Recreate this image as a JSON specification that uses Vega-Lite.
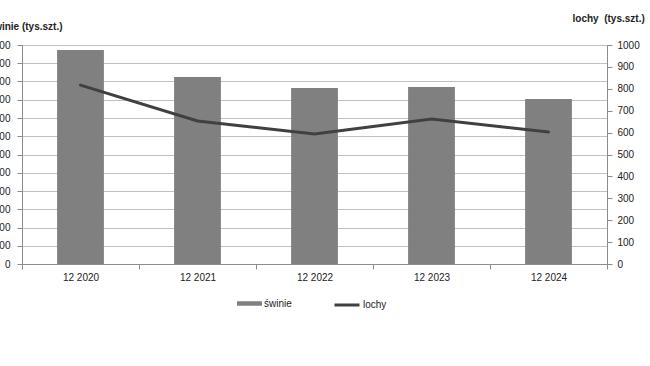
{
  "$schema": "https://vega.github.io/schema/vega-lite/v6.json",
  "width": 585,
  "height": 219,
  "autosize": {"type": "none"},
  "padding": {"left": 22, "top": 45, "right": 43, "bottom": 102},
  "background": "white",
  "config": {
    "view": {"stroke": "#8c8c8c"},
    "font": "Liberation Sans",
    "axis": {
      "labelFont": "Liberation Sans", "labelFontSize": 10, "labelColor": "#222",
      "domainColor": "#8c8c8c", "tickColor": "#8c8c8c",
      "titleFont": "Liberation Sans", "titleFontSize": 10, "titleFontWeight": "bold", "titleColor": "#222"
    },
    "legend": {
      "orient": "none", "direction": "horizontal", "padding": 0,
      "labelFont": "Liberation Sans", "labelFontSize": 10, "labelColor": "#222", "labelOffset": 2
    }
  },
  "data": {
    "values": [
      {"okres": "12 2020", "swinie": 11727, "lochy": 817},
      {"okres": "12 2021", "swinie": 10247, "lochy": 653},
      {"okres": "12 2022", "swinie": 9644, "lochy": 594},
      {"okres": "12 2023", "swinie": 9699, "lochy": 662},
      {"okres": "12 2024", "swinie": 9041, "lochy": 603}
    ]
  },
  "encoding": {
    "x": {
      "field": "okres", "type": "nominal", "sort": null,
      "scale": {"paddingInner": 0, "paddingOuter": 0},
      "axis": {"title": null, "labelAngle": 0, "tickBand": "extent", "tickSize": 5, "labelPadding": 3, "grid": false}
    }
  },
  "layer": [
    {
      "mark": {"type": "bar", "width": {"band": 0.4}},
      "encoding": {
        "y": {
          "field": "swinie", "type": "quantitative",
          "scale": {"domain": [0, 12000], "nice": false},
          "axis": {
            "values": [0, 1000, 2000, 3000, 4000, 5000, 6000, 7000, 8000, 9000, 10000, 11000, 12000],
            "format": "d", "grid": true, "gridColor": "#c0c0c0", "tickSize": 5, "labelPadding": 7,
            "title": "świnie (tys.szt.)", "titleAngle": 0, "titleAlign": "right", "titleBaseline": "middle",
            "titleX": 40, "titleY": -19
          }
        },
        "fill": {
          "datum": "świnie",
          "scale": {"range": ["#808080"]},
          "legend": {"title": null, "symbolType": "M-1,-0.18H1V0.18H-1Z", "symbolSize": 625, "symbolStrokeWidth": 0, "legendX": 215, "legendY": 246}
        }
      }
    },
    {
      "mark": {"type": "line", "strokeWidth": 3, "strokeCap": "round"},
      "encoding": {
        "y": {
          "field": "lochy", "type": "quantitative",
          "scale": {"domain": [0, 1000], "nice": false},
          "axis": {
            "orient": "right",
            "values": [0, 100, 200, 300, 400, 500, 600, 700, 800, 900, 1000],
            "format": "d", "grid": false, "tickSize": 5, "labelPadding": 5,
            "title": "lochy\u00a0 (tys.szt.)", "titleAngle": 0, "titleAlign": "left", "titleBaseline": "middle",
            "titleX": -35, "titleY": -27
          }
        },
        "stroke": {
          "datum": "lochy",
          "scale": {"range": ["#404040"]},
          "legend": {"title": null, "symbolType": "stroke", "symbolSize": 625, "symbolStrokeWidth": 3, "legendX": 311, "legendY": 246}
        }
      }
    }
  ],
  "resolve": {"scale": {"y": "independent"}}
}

==

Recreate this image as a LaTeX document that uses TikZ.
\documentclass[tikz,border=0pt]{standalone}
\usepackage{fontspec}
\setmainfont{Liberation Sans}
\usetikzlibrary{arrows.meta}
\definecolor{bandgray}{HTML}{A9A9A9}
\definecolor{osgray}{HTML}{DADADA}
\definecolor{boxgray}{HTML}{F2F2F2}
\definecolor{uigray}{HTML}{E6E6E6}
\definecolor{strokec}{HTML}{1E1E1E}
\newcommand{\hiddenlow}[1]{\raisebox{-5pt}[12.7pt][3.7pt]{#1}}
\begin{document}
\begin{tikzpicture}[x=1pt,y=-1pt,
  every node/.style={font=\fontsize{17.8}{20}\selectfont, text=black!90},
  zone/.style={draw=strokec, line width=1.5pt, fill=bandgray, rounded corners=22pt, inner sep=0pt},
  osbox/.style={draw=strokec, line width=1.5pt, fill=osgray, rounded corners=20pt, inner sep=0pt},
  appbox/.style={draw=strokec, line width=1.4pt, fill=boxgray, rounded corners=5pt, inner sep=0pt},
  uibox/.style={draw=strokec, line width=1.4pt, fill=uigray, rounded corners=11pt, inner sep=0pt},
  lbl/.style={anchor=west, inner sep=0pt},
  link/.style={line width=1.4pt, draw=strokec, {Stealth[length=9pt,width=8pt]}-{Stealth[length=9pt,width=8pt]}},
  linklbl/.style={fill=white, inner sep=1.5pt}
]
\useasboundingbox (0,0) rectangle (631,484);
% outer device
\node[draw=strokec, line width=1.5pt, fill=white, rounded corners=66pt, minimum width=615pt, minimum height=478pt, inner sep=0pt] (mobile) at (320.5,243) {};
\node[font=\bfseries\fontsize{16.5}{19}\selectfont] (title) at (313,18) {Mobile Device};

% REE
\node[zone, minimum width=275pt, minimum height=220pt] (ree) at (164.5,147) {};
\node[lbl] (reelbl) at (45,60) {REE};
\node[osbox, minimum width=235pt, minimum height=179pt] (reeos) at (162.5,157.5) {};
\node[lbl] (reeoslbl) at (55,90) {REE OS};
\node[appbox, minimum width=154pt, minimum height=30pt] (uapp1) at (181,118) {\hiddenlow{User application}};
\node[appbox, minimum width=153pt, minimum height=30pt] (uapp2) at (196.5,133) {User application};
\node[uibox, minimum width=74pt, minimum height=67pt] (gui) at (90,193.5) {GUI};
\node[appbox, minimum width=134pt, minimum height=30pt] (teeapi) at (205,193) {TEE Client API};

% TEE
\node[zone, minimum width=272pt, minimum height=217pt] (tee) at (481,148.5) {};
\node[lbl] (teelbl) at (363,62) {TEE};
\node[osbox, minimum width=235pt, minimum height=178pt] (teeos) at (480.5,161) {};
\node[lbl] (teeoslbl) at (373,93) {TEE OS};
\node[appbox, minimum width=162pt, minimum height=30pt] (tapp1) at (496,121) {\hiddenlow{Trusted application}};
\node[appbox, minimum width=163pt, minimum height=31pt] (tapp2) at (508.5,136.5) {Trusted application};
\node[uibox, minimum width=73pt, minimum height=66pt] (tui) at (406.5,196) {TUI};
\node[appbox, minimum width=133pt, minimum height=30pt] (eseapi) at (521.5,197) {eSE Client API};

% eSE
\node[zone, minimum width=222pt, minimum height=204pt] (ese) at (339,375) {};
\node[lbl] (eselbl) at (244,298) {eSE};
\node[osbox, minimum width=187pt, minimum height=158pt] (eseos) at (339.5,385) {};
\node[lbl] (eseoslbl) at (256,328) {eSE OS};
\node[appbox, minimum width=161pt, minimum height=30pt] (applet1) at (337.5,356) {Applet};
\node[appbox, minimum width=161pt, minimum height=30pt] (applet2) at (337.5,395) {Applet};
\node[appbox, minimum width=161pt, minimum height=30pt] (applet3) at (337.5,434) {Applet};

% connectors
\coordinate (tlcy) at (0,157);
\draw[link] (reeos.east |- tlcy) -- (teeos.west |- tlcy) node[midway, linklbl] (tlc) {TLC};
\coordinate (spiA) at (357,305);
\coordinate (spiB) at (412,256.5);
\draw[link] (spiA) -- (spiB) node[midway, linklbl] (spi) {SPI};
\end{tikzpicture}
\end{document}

* * *

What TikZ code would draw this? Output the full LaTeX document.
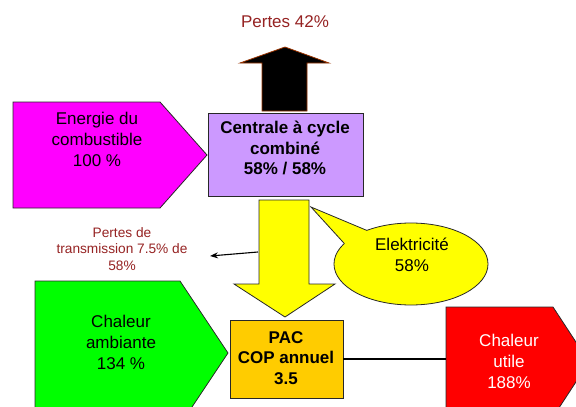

▶ _What is asked_
Can you repeat, word for word, every line above from the one containing "Recreate this image as a LaTeX" down to the one containing "(title) at (313,18)", including both?

▶ _Right answer_
Recreate this image as a LaTeX document that uses TikZ.
\documentclass[tikz,border=0pt]{standalone}
\usepackage{fontspec}
\setmainfont{Liberation Sans}
\usetikzlibrary{arrows.meta}
\definecolor{bandgray}{HTML}{A9A9A9}
\definecolor{osgray}{HTML}{DADADA}
\definecolor{boxgray}{HTML}{F2F2F2}
\definecolor{uigray}{HTML}{E6E6E6}
\definecolor{strokec}{HTML}{1E1E1E}
\newcommand{\hiddenlow}[1]{\raisebox{-5pt}[12.7pt][3.7pt]{#1}}
\begin{document}
\begin{tikzpicture}[x=1pt,y=-1pt,
  every node/.style={font=\fontsize{17.8}{20}\selectfont, text=black!90},
  zone/.style={draw=strokec, line width=1.5pt, fill=bandgray, rounded corners=22pt, inner sep=0pt},
  osbox/.style={draw=strokec, line width=1.5pt, fill=osgray, rounded corners=20pt, inner sep=0pt},
  appbox/.style={draw=strokec, line width=1.4pt, fill=boxgray, rounded corners=5pt, inner sep=0pt},
  uibox/.style={draw=strokec, line width=1.4pt, fill=uigray, rounded corners=11pt, inner sep=0pt},
  lbl/.style={anchor=west, inner sep=0pt},
  link/.style={line width=1.4pt, draw=strokec, {Stealth[length=9pt,width=8pt]}-{Stealth[length=9pt,width=8pt]}},
  linklbl/.style={fill=white, inner sep=1.5pt}
]
\useasboundingbox (0,0) rectangle (631,484);
% outer device
\node[draw=strokec, line width=1.5pt, fill=white, rounded corners=66pt, minimum width=615pt, minimum height=478pt, inner sep=0pt] (mobile) at (320.5,243) {};
\node[font=\bfseries\fontsize{16.5}{19}\selectfont] (title) at (313,18) {Mobile Device};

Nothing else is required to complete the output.